- [Task directions] In the lines below, output everything from the first line through the line containing "275, 285, 295];" exactly as it is. Pictures are not part of the output.

- [Given material]
○ ○ ○ ○
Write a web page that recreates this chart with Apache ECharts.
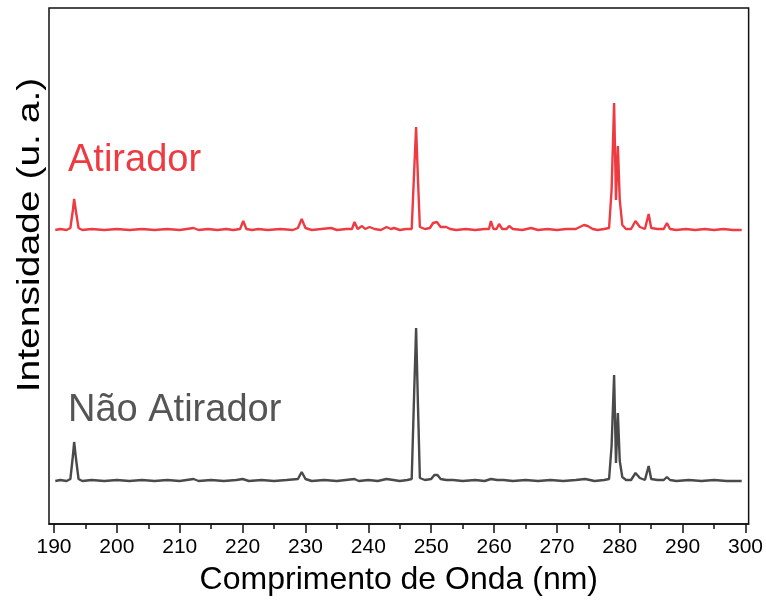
<!DOCTYPE html>
<html>
<head>
<meta charset="utf-8">
<script src="https://cdn.jsdelivr.net/npm/echarts@6/dist/echarts.min.js"></script>
<style>
html, body { margin: 0; padding: 0; background: #fff; }
#chart { width: 766px; height: 603px; }
</style>
</head>
<body>
<div id="chart"></div>
<script>
'use strict';
// tick values of the wavelength axis (nm)
var majorTicks = [190, 200, 210, 220, 230, 240, 250, 260, 270, 280, 290, 300];
var minorTicks = [195, 205, 215, 225, 235, 245, 255, 265, 275, 285, 295];

// [wavelength nm, intensity], baseline = 0
var atiradorSpec = [
    [190.2,0],[191,1],[192,0],[192.6,2],[193.0,20],[193.2,31],[193.5,18],[193.9,2],[194.5,0],[196,1],[198,0],[200,1],
    [202,0],[204,1],[206,0],[208,1],[210,0],[212.2,2],[213,0],[214.5,1],[216,0],[217.4,1],[218.5,0],[219.6,1],
    [220.1,9],[220.6,1],[221.5,0],[222.5,1],[224,0],[226,1],[228,0],[228.8,2],[229.4,11],[230.0,2],[231,0],[232.5,1],
    [234.1,2],[235,0],[236.5,1],[237.4,1],[237.8,8],[238.3,1],[239.0,4],[239.5,1],[240.2,3],[241,1],[242,0],[242.9,3],
    [243.6,1],[244.1,2],[245,0],[246,1],[246.9,1],[247.3,60],[247.6,103],[247.9,50],[248.2,3],[249,1],[249.8,2],
    [250.3,7],[250.9,8],[251.5,3],[252.4,3],[253,1],[253.3,2],[254,0],[255.5,1],[257,0],[258.5,1],[259.2,1],[259.5,9],
    [259.9,1],[260.4,1],[260.8,6],[261.3,1],[262,1],[262.4,4],[263,1],[264.5,0],[265.9,2],[267,0],[268.5,1],[270,0],
    [271.5,1],[273,1],[274.3,5],[274.9,4],[275.7,1],[276.5,0],[277.5,1],[278.3,2],[278.7,40],[279.1,127],[279.4,30],
    [279.7,84],[280.0,30],[280.4,5],[281,1],[281.8,1],[282.5,9],[283.2,3],[284.0,1],[284.6,16],[285.0,2],[286,1],
    [287.0,1],[287.5,7],[288.0,1],[289,0],[290.5,1],[292,0],[293.5,1],[295,0],[296.5,1],[298,0],[299.4,0]
];
var naoAtiradorSpec = [
    [190.2,0],[191,1],[192,0],[192.6,2],[193.0,25],[193.2,39],[193.5,22],[193.9,2],[194.5,0],[196,1],[198,0],[200,1],
    [202,0],[204,1],[206,0],[208,1],[210,0],[212.2,2],[213,0],[215,1],[217,0],[219,1],[220,2],[221,0],[223,1],[225,0],
    [227,1],[228.8,2],[229.4,9],[230.0,2],[231,0],[233,1],[235,0],[237.8,2],[238.5,0],[240,1],[241.5,0],[242.9,2],
    [244,1],[245,0],[246.2,1],[246.9,2],[247.3,90],[247.6,153],[247.9,75],[248.2,3],[249,1],[250.0,2],[250.5,6],
    [251.0,6],[251.5,2],[252.4,1],[253.5,1],[255,0],[257,1],[258.5,0],[259.5,2],[260.5,1],[261.5,1],[263,0],[265,1],
    [267,0],[269,1],[271,0],[273,1],[274.5,2],[276,0],[277.5,1],[278.3,2],[278.7,35],[279.1,106],[279.4,18],[279.7,68],
    [280.0,20],[280.4,4],[281,1],[281.8,1],[282.5,8],[283.2,3],[284.0,1],[284.6,15],[285.0,2],[286,1],[287.0,1],
    [287.5,4],[288.0,1],[289,0],[291,1],[293,0],[295,1],[297,0],[299.4,0]
];
// vertical offsets of the stacked spectra
var atiradorOffset = 294;
var naoAtiradorOffset = 43;

function shift(spec, off){
    return spec.map(function(p){ return [p[0], p[1] + off]; });
}

var chart = echarts.init(document.getElementById('chart'));
var option = {
    animation: false,
    backgroundColor: '#fff',
    grid: {
        left: 49, top: 8, right: 14, bottom: 79,
        show: true, borderColor: '#111', borderWidth: 1.5
    },
    xAxis: [
        {
            type: 'value', min: 189.2, max: 300.5,
            name: 'Comprimento de Onda (nm)', nameLocation: 'middle', nameGap: 40,
            nameTextStyle: { fontFamily: 'Liberation Sans', fontSize: 32, color: '#000' },
            axisLine: { show: true, lineStyle: { color: '#111', width: 1.5 } },
            axisTick: { show: true, length: 9, customValues: majorTicks, lineStyle: { color: '#111', width: 1.5 } },
            axisLabel: {
                show: true, customValues: majorTicks, margin: 13,
                fontFamily: 'Liberation Sans Narrow, Liberation Sans', fontSize: 21, color: '#000'
            },
            splitLine: { show: false }
        },
        {
            type: 'value', min: 189.2, max: 300.5, position: 'bottom',
            axisLine: { show: false },
            axisTick: { show: true, length: 5, customValues: minorTicks, lineStyle: { color: '#111', width: 1.5 } },
            axisLabel: { show: false },
            splitLine: { show: false }
        }
    ],
    yAxis: {
        type: 'value', min: 0, max: 516,
        axisLine: { show: false }, axisTick: { show: false }, axisLabel: { show: false },
        splitLine: { show: false }
    },
    series: [
        {
            name: 'Atirador', type: 'line', xAxisIndex: 0, showSymbol: false, smooth: false,
            data: shift(atiradorSpec, atiradorOffset),
            lineStyle: { color: '#ee3b42', width: 2.4 }
        },
        {
            name: 'Não Atirador', type: 'line', xAxisIndex: 0, showSymbol: false, smooth: false,
            data: shift(naoAtiradorSpec, naoAtiradorOffset),
            lineStyle: { color: '#4a4a4a', width: 2.4 }
        }
    ],
    graphic: [
        // y axis title, stretched along its length like the reference
        {
            type: 'text', x: 30, y: 235, rotation: Math.PI / 2, scaleX: 1.22,
            style: { text: 'Intensidade (u. a.)', fill: '#000', font: '32px "Liberation Sans"', align: 'center', verticalAlign: 'middle' }
        },
        { type: 'text', left: 68, top: 142, style: { text: 'Atirador', fill: '#ee3b42', font: '38px "Liberation Sans"' } },
        { type: 'text', left: 68, top: 392, style: { text: 'Não Atirador', fill: '#555555', font: '38px "Liberation Sans"' } }
    ]
};
chart.setOption(option);
</script>
</body>
</html>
○ ○ ○ ○
- [The result]
Write a web page that recreates this chart with Apache ECharts.
<!DOCTYPE html>
<html>
<head>
<meta charset="utf-8">
<script src="https://cdn.jsdelivr.net/npm/echarts@6/dist/echarts.min.js"></script>
<style>
html, body { margin: 0; padding: 0; background: #fff; }
#chart { width: 766px; height: 603px; }
</style>
</head>
<body>
<div id="chart"></div>
<script>
'use strict';
// tick values of the wavelength axis (nm)
var majorTicks = [190, 200, 210, 220, 230, 240, 250, 260, 270, 280, 290, 300];
var minorTicks = [195, 205, 215, 225, 235, 245, 255, 265, 275, 285, 295];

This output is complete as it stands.